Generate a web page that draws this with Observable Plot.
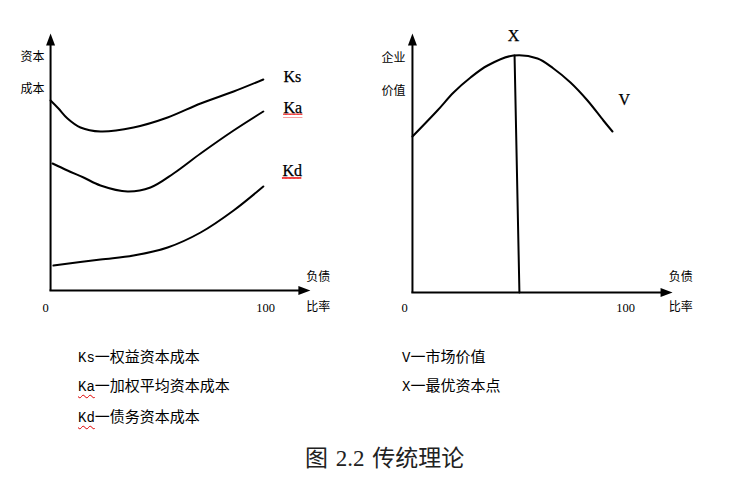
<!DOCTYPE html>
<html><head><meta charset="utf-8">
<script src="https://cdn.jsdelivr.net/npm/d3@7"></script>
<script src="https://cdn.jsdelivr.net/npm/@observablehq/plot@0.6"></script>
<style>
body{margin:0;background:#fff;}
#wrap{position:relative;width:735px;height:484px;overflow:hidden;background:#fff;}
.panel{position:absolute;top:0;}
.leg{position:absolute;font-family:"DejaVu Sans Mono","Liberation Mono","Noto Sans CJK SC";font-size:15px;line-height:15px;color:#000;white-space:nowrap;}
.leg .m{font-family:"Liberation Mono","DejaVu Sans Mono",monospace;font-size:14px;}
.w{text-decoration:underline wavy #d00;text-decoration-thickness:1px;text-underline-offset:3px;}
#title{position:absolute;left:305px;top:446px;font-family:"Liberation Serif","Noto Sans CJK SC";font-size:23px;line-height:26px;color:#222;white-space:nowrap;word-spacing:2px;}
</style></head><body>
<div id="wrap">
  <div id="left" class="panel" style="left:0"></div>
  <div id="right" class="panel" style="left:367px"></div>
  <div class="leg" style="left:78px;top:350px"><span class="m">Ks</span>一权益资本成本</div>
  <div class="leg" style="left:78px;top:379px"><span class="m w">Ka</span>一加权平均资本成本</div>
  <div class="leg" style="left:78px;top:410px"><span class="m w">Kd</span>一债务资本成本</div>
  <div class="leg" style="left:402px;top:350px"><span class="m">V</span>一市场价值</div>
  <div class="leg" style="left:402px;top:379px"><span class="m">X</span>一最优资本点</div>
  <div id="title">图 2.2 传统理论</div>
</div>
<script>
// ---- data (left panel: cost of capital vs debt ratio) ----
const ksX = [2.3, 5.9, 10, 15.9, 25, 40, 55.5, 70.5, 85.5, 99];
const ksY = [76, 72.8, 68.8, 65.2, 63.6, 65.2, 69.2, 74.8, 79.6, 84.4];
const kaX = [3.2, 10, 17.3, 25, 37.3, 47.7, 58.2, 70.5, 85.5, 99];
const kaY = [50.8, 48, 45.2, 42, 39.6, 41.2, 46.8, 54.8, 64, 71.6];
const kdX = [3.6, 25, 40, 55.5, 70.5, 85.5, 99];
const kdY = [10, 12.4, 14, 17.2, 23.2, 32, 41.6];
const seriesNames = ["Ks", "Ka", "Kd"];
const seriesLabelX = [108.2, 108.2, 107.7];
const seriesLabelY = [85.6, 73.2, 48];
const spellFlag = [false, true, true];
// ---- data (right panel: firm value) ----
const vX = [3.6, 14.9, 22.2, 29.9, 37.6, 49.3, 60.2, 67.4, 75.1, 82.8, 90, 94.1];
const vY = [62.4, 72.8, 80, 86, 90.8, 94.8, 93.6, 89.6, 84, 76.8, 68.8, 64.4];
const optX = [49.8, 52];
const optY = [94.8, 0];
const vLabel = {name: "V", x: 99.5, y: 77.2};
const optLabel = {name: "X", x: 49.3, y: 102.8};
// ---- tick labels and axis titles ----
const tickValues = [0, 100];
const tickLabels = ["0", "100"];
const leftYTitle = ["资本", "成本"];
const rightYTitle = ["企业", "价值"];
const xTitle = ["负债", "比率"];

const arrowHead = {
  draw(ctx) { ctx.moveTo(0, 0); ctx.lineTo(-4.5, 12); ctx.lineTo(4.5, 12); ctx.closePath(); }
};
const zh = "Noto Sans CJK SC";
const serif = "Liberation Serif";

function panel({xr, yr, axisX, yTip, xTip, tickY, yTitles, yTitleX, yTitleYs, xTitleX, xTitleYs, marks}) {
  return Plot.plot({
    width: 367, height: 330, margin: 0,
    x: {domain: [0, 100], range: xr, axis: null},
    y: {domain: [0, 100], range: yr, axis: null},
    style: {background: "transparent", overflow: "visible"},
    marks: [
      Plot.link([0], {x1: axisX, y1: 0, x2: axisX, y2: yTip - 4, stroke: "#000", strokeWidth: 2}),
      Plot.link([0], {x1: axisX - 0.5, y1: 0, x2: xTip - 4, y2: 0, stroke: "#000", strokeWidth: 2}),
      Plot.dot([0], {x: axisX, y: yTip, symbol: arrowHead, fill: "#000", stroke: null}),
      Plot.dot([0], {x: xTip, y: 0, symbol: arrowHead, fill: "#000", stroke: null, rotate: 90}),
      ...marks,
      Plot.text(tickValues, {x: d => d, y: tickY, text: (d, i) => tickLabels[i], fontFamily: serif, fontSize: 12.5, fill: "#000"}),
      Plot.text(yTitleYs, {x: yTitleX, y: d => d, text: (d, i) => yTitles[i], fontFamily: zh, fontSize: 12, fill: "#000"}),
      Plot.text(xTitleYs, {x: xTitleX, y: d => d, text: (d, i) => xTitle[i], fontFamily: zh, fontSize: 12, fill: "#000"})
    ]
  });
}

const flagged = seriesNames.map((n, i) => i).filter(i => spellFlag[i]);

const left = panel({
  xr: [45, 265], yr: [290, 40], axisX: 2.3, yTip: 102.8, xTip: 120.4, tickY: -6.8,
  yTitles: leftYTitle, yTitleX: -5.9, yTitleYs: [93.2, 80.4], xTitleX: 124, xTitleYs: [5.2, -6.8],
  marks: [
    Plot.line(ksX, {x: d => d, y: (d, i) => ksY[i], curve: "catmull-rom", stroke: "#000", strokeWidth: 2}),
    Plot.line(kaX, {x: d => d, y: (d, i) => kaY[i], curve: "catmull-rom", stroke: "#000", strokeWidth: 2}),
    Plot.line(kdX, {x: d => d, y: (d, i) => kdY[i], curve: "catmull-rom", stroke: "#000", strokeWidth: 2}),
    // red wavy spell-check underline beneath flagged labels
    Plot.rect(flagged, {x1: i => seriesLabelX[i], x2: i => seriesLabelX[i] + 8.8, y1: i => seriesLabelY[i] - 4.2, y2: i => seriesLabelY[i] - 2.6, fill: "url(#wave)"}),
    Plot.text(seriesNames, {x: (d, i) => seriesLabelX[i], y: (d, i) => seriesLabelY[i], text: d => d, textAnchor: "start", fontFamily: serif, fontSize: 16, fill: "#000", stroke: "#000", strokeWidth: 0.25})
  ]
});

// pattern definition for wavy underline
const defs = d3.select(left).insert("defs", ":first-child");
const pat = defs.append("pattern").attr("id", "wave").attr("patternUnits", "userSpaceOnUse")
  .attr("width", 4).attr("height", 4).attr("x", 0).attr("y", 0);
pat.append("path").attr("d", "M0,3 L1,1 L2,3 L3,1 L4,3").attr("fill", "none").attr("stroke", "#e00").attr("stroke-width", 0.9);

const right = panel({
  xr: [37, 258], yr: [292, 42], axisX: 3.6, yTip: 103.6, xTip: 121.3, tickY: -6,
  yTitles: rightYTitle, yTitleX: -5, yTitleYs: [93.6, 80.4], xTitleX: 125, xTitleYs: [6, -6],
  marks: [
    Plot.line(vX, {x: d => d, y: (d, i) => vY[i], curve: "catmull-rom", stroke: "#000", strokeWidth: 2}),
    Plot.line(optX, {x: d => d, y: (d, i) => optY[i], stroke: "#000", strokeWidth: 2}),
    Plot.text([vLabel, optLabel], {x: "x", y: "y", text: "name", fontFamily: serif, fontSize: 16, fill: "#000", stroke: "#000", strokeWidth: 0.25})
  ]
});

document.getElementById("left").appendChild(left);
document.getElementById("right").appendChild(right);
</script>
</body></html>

____________________

**Problem:** Using the data above, print every line exactly, omitting pictures.

**Solved problem:**
Generate a web page that draws this with Observable Plot.
<!DOCTYPE html>
<html><head><meta charset="utf-8">
<script src="https://cdn.jsdelivr.net/npm/d3@7"></script>
<script src="https://cdn.jsdelivr.net/npm/@observablehq/plot@0.6"></script>
<style>
body{margin:0;background:#fff;}
#wrap{position:relative;width:735px;height:484px;overflow:hidden;background:#fff;}
.panel{position:absolute;top:0;}
.leg{position:absolute;font-family:"DejaVu Sans Mono","Liberation Mono","Noto Sans CJK SC";font-size:15px;line-height:15px;color:#000;white-space:nowrap;}
.leg .m{font-family:"Liberation Mono","DejaVu Sans Mono",monospace;font-size:14px;}
.w{text-decoration:underline wavy #d00;text-decoration-thickness:1px;text-underline-offset:3px;}
#title{position:absolute;left:305px;top:446px;font-family:"Liberation Serif","Noto Sans CJK SC";font-size:23px;line-height:26px;color:#222;white-space:nowrap;word-spacing:2px;}
</style></head><body>
<div id="wrap">
  <div id="left" class="panel" style="left:0"></div>
  <div id="right" class="panel" style="left:367px"></div>
  <div class="leg" style="left:78px;top:350px"><span class="m">Ks</span>一权益资本成本</div>
  <div class="leg" style="left:78px;top:379px"><span class="m w">Ka</span>一加权平均资本成本</div>
  <div class="leg" style="left:78px;top:410px"><span class="m w">Kd</span>一债务资本成本</div>
  <div class="leg" style="left:402px;top:350px"><span class="m">V</span>一市场价值</div>
  <div class="leg" style="left:402px;top:379px"><span class="m">X</span>一最优资本点</div>
  <div id="title">图 2.2 传统理论</div>
</div>
<script>
// ---- data (left panel: cost of capital vs debt ratio) ----
const ksX = [2.3, 5.9, 10, 15.9, 25, 40, 55.5, 70.5, 85.5, 99];
const ksY = [76, 72.8, 68.8, 65.2, 63.6, 65.2, 69.2, 74.8, 79.6, 84.4];
const kaX = [3.2, 10, 17.3, 25, 37.3, 47.7, 58.2, 70.5, 85.5, 99];
const kaY = [50.8, 48, 45.2, 42, 39.6, 41.2, 46.8, 54.8, 64, 71.6];
const kdX = [3.6, 25, 40, 55.5, 70.5, 85.5, 99];
const kdY = [10, 12.4, 14, 17.2, 23.2, 32, 41.6];
const seriesNames = ["Ks", "Ka", "Kd"];
const seriesLabelX = [108.2, 108.2, 107.7];
const seriesLabelY = [85.6, 73.2, 48];
const spellFlag = [false, true, true];
// ---- data (right panel: firm value) ----
const vX = [3.6, 14.9, 22.2, 29.9, 37.6, 49.3, 60.2, 67.4, 75.1, 82.8, 90, 94.1];
const vY = [62.4, 72.8, 80, 86, 90.8, 94.8, 93.6, 89.6, 84, 76.8, 68.8, 64.4];
const optX = [49.8, 52];
const optY = [94.8, 0];
const vLabel = {name: "V", x: 99.5, y: 77.2};
const optLabel = {name: "X", x: 49.3, y: 102.8};
// ---- tick labels and axis titles ----
const tickValues = [0, 100];
const tickLabels = ["0", "100"];
const leftYTitle = ["资本", "成本"];
const rightYTitle = ["企业", "价值"];
const xTitle = ["负债", "比率"];

const arrowHead = {
  draw(ctx) { ctx.moveTo(0, 0); ctx.lineTo(-4.5, 12); ctx.lineTo(4.5, 12); ctx.closePath(); }
};
const zh = "Noto Sans CJK SC";
const serif = "Liberation Serif";

function panel({xr, yr, axisX, yTip, xTip, tickY, yTitles, yTitleX, yTitleYs, xTitleX, xTitleYs, marks}) {
  return Plot.plot({
    width: 367, height: 330, margin: 0,
    x: {domain: [0, 100], range: xr, axis: null},
    y: {domain: [0, 100], range: yr, axis: null},
    style: {background: "transparent", overflow: "visible"},
    marks: [
      Plot.link([0], {x1: axisX, y1: 0, x2: axisX, y2: yTip - 4, stroke: "#000", strokeWidth: 2}),
      Plot.link([0], {x1: axisX - 0.5, y1: 0, x2: xTip - 4, y2: 0, stroke: "#000", strokeWidth: 2}),
      Plot.dot([0], {x: axisX, y: yTip, symbol: arrowHead, fill: "#000", stroke: null}),
      Plot.dot([0], {x: xTip, y: 0, symbol: arrowHead, fill: "#000", stroke: null, rotate: 90}),
      ...marks,
      Plot.text(tickValues, {x: d => d, y: tickY, text: (d, i) => tickLabels[i], fontFamily: serif, fontSize: 12.5, fill: "#000"}),
      Plot.text(yTitleYs, {x: yTitleX, y: d => d, text: (d, i) => yTitles[i], fontFamily: zh, fontSize: 12, fill: "#000"}),
      Plot.text(xTitleYs, {x: xTitleX, y: d => d, text: (d, i) => xTitle[i], fontFamily: zh, fontSize: 12, fill: "#000"})
    ]
  });
}

const flagged = seriesNames.map((n, i) => i).filter(i => spellFlag[i]);

const left = panel({
  xr: [45, 265], yr: [290, 40], axisX: 2.3, yTip: 102.8, xTip: 120.4, tickY: -6.8,
  yTitles: leftYTitle, yTitleX: -5.9, yTitleYs: [93.2, 80.4], xTitleX: 124, xTitleYs: [5.2, -6.8],
  marks: [
    Plot.line(ksX, {x: d => d, y: (d, i) => ksY[i], curve: "catmull-rom", stroke: "#000", strokeWidth: 2}),
    Plot.line(kaX, {x: d => d, y: (d, i) => kaY[i], curve: "catmull-rom", stroke: "#000", strokeWidth: 2}),
    Plot.line(kdX, {x: d => d, y: (d, i) => kdY[i], curve: "catmull-rom", stroke: "#000", strokeWidth: 2}),
    // red wavy spell-check underline beneath flagged labels
    Plot.rect(flagged, {x1: i => seriesLabelX[i], x2: i => seriesLabelX[i] + 8.8, y1: i => seriesLabelY[i] - 4.2, y2: i => seriesLabelY[i] - 2.6, fill: "url(#wave)"}),
    Plot.text(seriesNames, {x: (d, i) => seriesLabelX[i], y: (d, i) => seriesLabelY[i], text: d => d, textAnchor: "start", fontFamily: serif, fontSize: 16, fill: "#000", stroke: "#000", strokeWidth: 0.25})
  ]
});

// pattern definition for wavy underline
const defs = d3.select(left).insert("defs", ":first-child");
const pat = defs.append("pattern").attr("id", "wave").attr("patternUnits", "userSpaceOnUse")
  .attr("width", 4).attr("height", 4).attr("x", 0).attr("y", 0);
pat.append("path").attr("d", "M0,3 L1,1 L2,3 L3,1 L4,3").attr("fill", "none").attr("stroke", "#e00").attr("stroke-width", 0.9);

const right = panel({
  xr: [37, 258], yr: [292, 42], axisX: 3.6, yTip: 103.6, xTip: 121.3, tickY: -6,
  yTitles: rightYTitle, yTitleX: -5, yTitleYs: [93.6, 80.4], xTitleX: 125, xTitleYs: [6, -6],
  marks: [
    Plot.line(vX, {x: d => d, y: (d, i) => vY[i], curve: "catmull-rom", stroke: "#000", strokeWidth: 2}),
    Plot.line(optX, {x: d => d, y: (d, i) => optY[i], stroke: "#000", strokeWidth: 2}),
    Plot.text([vLabel, optLabel], {x: "x", y: "y", text: "name", fontFamily: serif, fontSize: 16, fill: "#000", stroke: "#000", strokeWidth: 0.25})
  ]
});

document.getElementById("left").appendChild(left);
document.getElementById("right").appendChild(right);
</script>
</body></html>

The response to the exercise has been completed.